Job Market Paper
Estimating the Elasticity of Intertemporal Substitution with Disaggregated Consumption Data
This paper estimates the elasticity of intertemporal substitution (EIS) of consumption using the Nielsen Consumer Panel. The Nielsen Consumer Panel is built from transactional data that follows households in the United States and their grocery purchases from 2004 to 2014. Because of the transactional nature of the dataset, there is a low source of measurement error in consumption, and aggregation bias can be minimized. Due to changes in the economy during this timeframe, the data is examined for structural breaks. The data suggests evidence for two structural changes in the U.S. economy leading to three regimes. The first regime, 2004 to 2006, was a period of economic expansion, while the second regime, 2007 and 2008, was a period of recession. Lastly, during the third regime, 2009 to 2014, the economy exhibited quantitative easing. The EIS is estimated for each regime using linearized Epstein-Zin preferences and by the use of fixed effects and instrumental variables. The data exhibits no evidence of weak instruments.
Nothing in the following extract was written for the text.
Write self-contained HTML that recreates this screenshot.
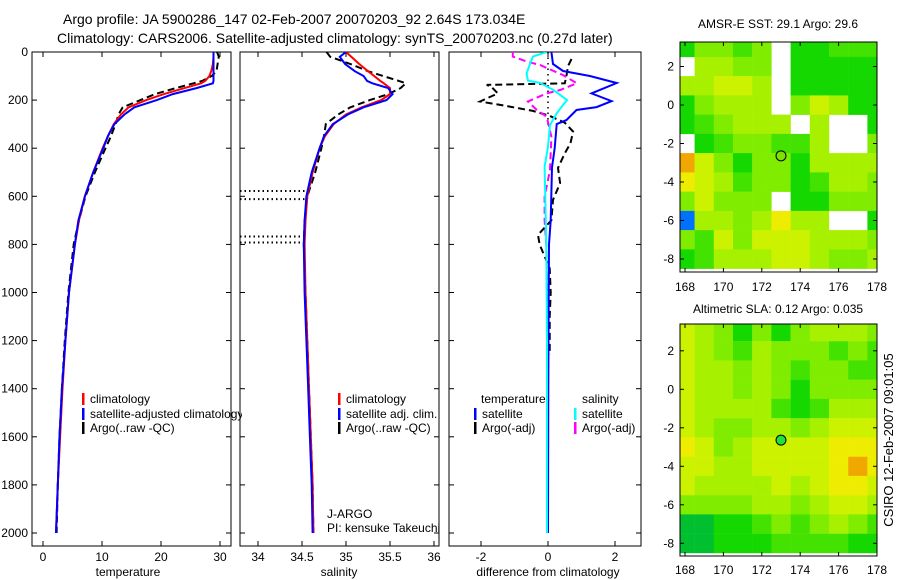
<!DOCTYPE html>
<html><head><meta charset="utf-8">
<style>
body{margin:0;background:#fff;}
svg{display:block;font-family:"Liberation Sans",sans-serif;}
</style></head>
<body>
<svg id="chart" width="900" height="580" viewBox="0 0 900 580">
<rect x="0" y="0" width="900" height="580" fill="#fff"/>
<text x="63" y="24" font-size="14">Argo profile: JA 5900286_147 02-Feb-2007 20070203_92 2.64S 173.034E</text>
<text x="57" y="43" font-size="14">Climatology: CARS2006. Satellite-adjusted climatology: synTS_20070203.nc (0.27d later)</text>
<defs>
<clipPath id="c1"><rect x="32" y="52" width="199" height="494"/></clipPath>
<clipPath id="c2"><rect x="240" y="52" width="199" height="494"/></clipPath>
<clipPath id="c3"><rect x="449" y="52" width="192" height="494"/></clipPath>
<clipPath id="cm1"><rect x="680" y="42" width="197" height="230"/></clipPath>
<clipPath id="cm2"><rect x="680" y="324" width="197" height="232"/></clipPath>
<clipPath id="cleg"><rect x="32" y="380" width="210" height="60"/></clipPath>
</defs>
<g id="g1"></g>
<g id="g2"></g>
<g id="g3"></g>
<g id="gm1"></g>
<g id="gm2"></g>
<text transform="translate(893,440) rotate(-90)" text-anchor="middle" font-size="13">CSIRO 12-Feb-2007 09:01:05</text>
</svg>
<script>
// ---- data ----
const depths = [0,20,50,80,100,120,130,150,175,200,230,260,300,350,400,500,600,700,800,1000,1200,1400,1600,1800,2000];
const tClim = [28.9,28.9,28.8,28.5,28.2,27.5,26.8,24,20.5,17.5,14.5,13.2,12,11,10.1,8.5,7.1,6.1,5.4,4.4,3.8,3.3,2.9,2.5,2.2];
const tSat = [28.9,28.9,28.9,28.9,28.9,28.9,28.8,26,22,19.3,15.5,13.8,12.1,11,10.2,8.5,7.1,6,5.4,4.4,3.8,3.2,2.8,2.5,2.2];
const tArgo = [29.5,29.8,29.6,29.4,28.6,27,25.5,22.5,19,16.5,13.5,12.8,12.3,11.5,10.6,8.8,7.2,6.1,5.2,4.3,3.7,3.2,2.8,2.5,2.3];
const sClim = [35.0,35.06,35.15,35.25,35.32,35.39,35.43,35.5,35.5,35.4,35.18,35.0,34.86,34.76,34.7,34.62,34.56,34.54,34.53,34.54,34.56,34.58,34.6,34.62,34.63];
const sSat = [35.0,34.93,34.99,35.1,35.2,35.24,35.3,35.48,35.53,35.46,35.2,35.02,34.85,34.75,34.7,34.61,34.55,34.53,34.52,34.53,34.55,34.57,34.59,34.61,34.62];
const sArgo = [34.78,34.82,35.05,35.25,35.42,35.6,35.68,35.62,35.48,35.27,35.05,34.91,34.77,34.75,34.72,34.65,34.56,34.53,34.52,34.54,34.56,34.58,34.6,34.62,34.63];
const gapDepths = [578,612,767,792];
const dTSatDepth = [0,50,79,100,129,172,204,229,241,283,300,399,480,700,800,1000,1400,2000];
const dTSat = [0.1,0.15,0.45,1.25,2.05,1.3,1.9,1.45,0.85,0.55,0.26,0.2,0.12,0.08,0.03,0.02,0.01,0];
const dTArgoDepth = [29,58,100,130,137,144,172,206,222,245,266,294,331,380,421,482,545,615,700,760,800,900,1000,1100,1260];
const dTArgo = [0.7,0.6,0.55,0.5,-1.83,-1.7,-1.5,-2.03,-1.34,-0.45,0.06,0.5,0.75,0.67,0.5,0.3,0.36,0.15,0.1,-0.3,-0.25,0.05,0.08,0.05,0.05];
const dSArgoDepth = [0,19,40,54,75,96,130,158,172,206,241,269,352,491,600,700,800,1000,1400,2000];
const dSArgo = [-1.05,-1.05,-0.63,-0.24,0.1,0.45,0.86,0.36,-0.04,-0.6,-0.33,-0.04,0.1,0.06,-0.1,-0.1,-0.05,-0.03,-0.02,-0.02];
const dSSatDepth = [0,19,54,89,119,128,158,200,220,255,304,394,477,800,1200,1600,2000];
const dSSat = [-0.04,-0.45,-0.55,-0.64,-0.6,-0.24,0.16,0.57,0.45,0.26,0.06,0,-0.1,-0.05,-0.03,-0.03,-0.03];
const depthTicks = [0,200,400,600,800,1000,1200,1400,1600,1800,2000];
const tTicks = [0,10,20,30];
const sTicks = [34,34.5,35,35.5,36];
const dTicks = [-2,0,2];
const mapLons = [168,169,170,171,172,173,174,175,176,177,178];
const mapLats = [3,2,1,0,-1,-2,-3,-4,-5,-6,-7,-8];
const lonTicks = [168,170,172,174,176,178];
const latTicks = [2,0,-2,-4,-6,-8];
const sstGrid = [
[3,5,5,4,5,null,3,3,4,4,4],
[null,6,6,5,5,null,3,3,3,3,3],
[6,6,7,7,6,null,3,3,3,3,3],
[3,5,6,6,6,null,5,7,6,3,3],
[3,4,5,6,6,6,null,6,null,null,3],
[null,3,4,5,5,4,4,6,null,null,5],
[9,7,5,3,5,5,3,6,6,6,6],
[8,7,6,4,5,5,3,4,6,6,5],
[5,7,5,5,5,null,3,3,5,5,5],
[-2,6,6,5,6,8,6,6,null,null,3],
[5,4,7,5,7,7,7,6,6,6,5],
[3,4,6,6,6,7,7,6,5,5,6]];
const slaGrid = [
[7,6,5,3,5,3,5,6,6,6,5],
[7,6,5,4,6,5,5,5,4,5,4],
[7,6,6,5,6,5,4,5,5,4,4],
[7,6,6,5,6,5,3,5,5,5,5],
[7,6,6,6,6,4,3,4,6,6,6],
[7,6,5,5,6,6,5,6,7,7,7],
[8,7,5,6,7,7,7,7,8,8,8],
[7,7,6,6,7,7,7,7,8,9,8],
[7,6,6,6,6,7,6,7,8,8,7],
[5,5,5,5,6,6,5,6,7,7,6],
[2,2,3,3,4,5,4,5,6,5,4],
[2,2,3,3,3,4,4,4,4,3,3]];
const argoPos = [173.0,-2.64];

// ---- helpers ----
const NS='http://www.w3.org/2000/svg';
function mk(parent,tag,attrs,txt){const e=document.createElementNS(NS,tag);for(const k in attrs)e.setAttribute(k,attrs[k]);if(txt!==undefined)e.textContent=txt;parent.appendChild(e);return e;}
const yD = d => 52 + d*0.2405;
const xT = v => 43 + v*5.9;
const xS = v => 258 + (v-34)*88;
const xDf = v => 548 + v*33.5;

function line(g,xs,ds,xf,color,dash,clip,name){
  const pts = xs.map((v,i)=>xf(v).toFixed(1)+','+yD(ds[i]).toFixed(1)).join(' ');
  const e = mk(g,'polyline',{points:pts,fill:'none',stroke:color,'stroke-width':2,'clip-path':'url(#'+clip+')'});
  if(dash) e.setAttribute('stroke-dasharray',dash);
  
  
}
function frame(g,x0,x1,ticks,xf,label,labelX,showY){
  const f=mk(g,'rect',{x:x0,y:52,width:x1-x0,height:494,fill:'none',stroke:'#000','stroke-width':1});
  
  
  ticks.forEach(t=>{const x=xf(t);
    mk(g,'line',{x1:x,y1:52,x2:x,y2:57,stroke:'#000'});
    mk(g,'line',{x1:x,y1:546,x2:x,y2:541,stroke:'#000'});
    const tl=mk(g,'text',{x:x,y:561,'font-size':12,'text-anchor':'middle'},String(t));
    
    
  });
  depthTicks.forEach(d=>{const y=yD(d);
    mk(g,'line',{x1:x0,y1:y,x2:x0+5,y2:y,stroke:'#000'});
    mk(g,'line',{x1:x1,y1:y,x2:x1-5,y2:y,stroke:'#000'});
    if(showY){const tl=mk(g,'text',{x:28,y:y+4,'font-size':12,'text-anchor':'end'},String(d));
      
      }
  });
  const al=mk(g,'text',{x:labelX,y:576,'font-size':12,'text-anchor':'middle'},label);
  
  
}
function legend(g,x,y,color,label,clip){
  const b=mk(g,'rect',{x:x,y:y-10,width:2.5,height:12,fill:color});
  
  
  const t=mk(g,'text',{x:x+8,y:y,'font-size':12},label);
  if(clip) t.setAttribute('clip-path','url(#'+clip+')');
  
  
}

// ---- panel 1 ----
const g1=document.getElementById('g1');
frame(g1,32,231,tTicks,xT,'temperature',128,true);
line(g1,tArgo,depths,xT,'#000','7,4','c1','argo-temperature-line');
line(g1,tClim,depths,xT,'#f00',null,'c1','climatology-temperature-line');
line(g1,tSat,depths,xT,'#00f',null,'c1','satellite-temperature-line');
legend(g1,82,403,'#f00','climatology');
legend(g1,82,418,'#00f','satellite-adjusted climatology','cleg');
legend(g1,82,432,'#000','Argo(..raw -QC)');

// ---- panel 2 ----
const g2=document.getElementById('g2');
frame(g2,240,439,sTicks,xS,'salinity',339,false);
gapDepths.forEach(d=>{
  const e=mk(g2,'line',{x1:240,y1:yD(d),x2:305,y2:yD(d),stroke:'#000','stroke-width':2,'stroke-dasharray':'1.5,3'});
  
  
});
line(g2,sArgo,depths,xS,'#000','7,4','c2','argo-salinity-line');
line(g2,sClim,depths,xS,'#f00',null,'c2','climatology-salinity-line');
line(g2,sSat,depths,xS,'#00f',null,'c2','satellite-salinity-line');
legend(g2,338,403,'#f00','climatology');
legend(g2,338,418,'#00f','satellite adj. clim.');
legend(g2,338,432,'#000','Argo(..raw -QC)');
const j1=mk(g2,'text',{x:327,y:518,'font-size':12},'J-ARGO');


const j2=mk(g2,'text',{x:327,y:532,'font-size':12},'PI: kensuke Takeuchi');



// ---- panel 3 ----
const g3=document.getElementById('g3');
frame(g3,449,641,dTicks,xDf,'difference from climatology',548,false);
const zl=mk(g3,'line',{x1:xDf(0),y1:52,x2:xDf(0),y2:yD(320),stroke:'#000','stroke-width':1.5,'stroke-dasharray':'1.5,4'});


line(g3,dTArgo,dTArgoDepth,xDf,'#000','7,4','c3','temperature-argo-diff-line');
line(g3,dSArgo,dSArgoDepth,xDf,'#f0f','7,4','c3','salinity-argo-diff-line');
line(g3,dTSat,dTSatDepth,xDf,'#00f',null,'c3','temperature-satellite-diff-line');
line(g3,dSSat,dSSatDepth,xDf,'#0ff',null,'c3','salinity-satellite-diff-line');
const lt=mk(g3,'text',{x:481,y:403,'font-size':12},'temperature');


const ls=mk(g3,'text',{x:582,y:403,'font-size':12},'salinity');


legend(g3,474,418,'#00f','satellite');
legend(g3,474,432,'#000','Argo(-adj)');
legend(g3,574,418,'#0ff','satellite');
legend(g3,574,432,'#f0f','Argo(-adj)');

// ---- maps ----
const palette={'-2':'#0070ff','-1':'#00d8ff','2':'#00c030','3':'#14d800','4':'#44e200','5':'#80ec00','6':'#a6f000','7':'#ccf200','8':'#eeec00','9':'#f0a800'};
function drawMap(gid,grid,clip,latY0,titleTxt,titleY,xLabY){
  const g=document.getElementById(gid);
  const lonX=l=>685+(l-168)*19.2;
  const latY=l=>latY0-l*19.25;
  grid.forEach((row,r)=>row.forEach((v,c)=>{
    if(v===null) return;
    const x0=lonX(mapLons[c]-0.5), y0=latY(mapLats[r]+0.5);
    const e=mk(g,'rect',{x:x0.toFixed(1),y:y0.toFixed(1),width:19.4,height:19.5,fill:palette[String(v)],'clip-path':'url(#'+clip+')'});
    
    
  }));
  const top = clip==='cm1'?42:324, bot = clip==='cm1'?272:556;
  mk(g,'rect',{x:680,y:top,width:197,height:bot-top,fill:'none',stroke:'#000'});
  lonTicks.forEach(l=>{const x=lonX(l);
    mk(g,'line',{x1:x,y1:top,x2:x,y2:top+4,stroke:'#000'});
    mk(g,'line',{x1:x,y1:bot,x2:x,y2:bot-4,stroke:'#000'});
    const t=mk(g,'text',{x:x,y:xLabY,'font-size':12,'text-anchor':'middle'},String(l));
    
    });
  latTicks.forEach(l=>{const y=latY(l);
    mk(g,'line',{x1:680,y1:y,x2:684,y2:y,stroke:'#000'});
    mk(g,'line',{x1:877,y1:y,x2:873,y2:y,stroke:'#000'});
    const t=mk(g,'text',{x:674,y:y+4,'font-size':12,'text-anchor':'end'},String(l));
    
    });
  const c=mk(g,'circle',{cx:lonX(argoPos[0]),cy:latY(argoPos[1]),r:5,fill:clip==='cm1'?'#7ce000':'#20e040',stroke:'#000','stroke-width':1});
  
  
  const t=mk(g,'text',{x:778,y:titleY,'font-size':12,'text-anchor':'middle'},titleTxt);
  
  
}
drawMap('gm1',sstGrid,'cm1',105,'AMSR-E SST: 29.1 Argo: 29.6',28,291);
drawMap('gm2',slaGrid,'cm2',389.3,'Altimetric SLA: 0.12 Argo: 0.035',313,574);
</script>
</body></html>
In order to estimate the EIS, consumption is aggregated weekly, and consumption growth is measured over a four-week time period in order to match four-week Treasury bills. This study adds to the literature by examining individual EIS during different periods of economic activity. With a more complete dataset that has less measurement error and aggregation bias than the existing literature, this study gives evidence of a small and negative EIS during a period of expansion, a small and positive EIS during a period of recession, and a large and positive EIS during quantitative easing.
Work in Progress
Estimating the Quantile Elasticity of Intertemporal Substitution with Instrumental Variables Quantile Regression
This paper estimates the quantile elasticity of intertemporal substitution (QEIS) of consumption using instrumental variables quantile regression. In this paper, agents have a quantile utility preference instead of standard expected utility. This allows for the capture of heterogeneity along the conditional distribution of agents. The estimator is a feasible estimator based on smoothed sample moments. In order to minimize measurement error and aggregation bias, the QEIS is estimated using the Nielsen Consumer Panel, which is built from a transactional dataset. Early results show heterogeneity of the QEIS along the quantiles of the conditional distribution.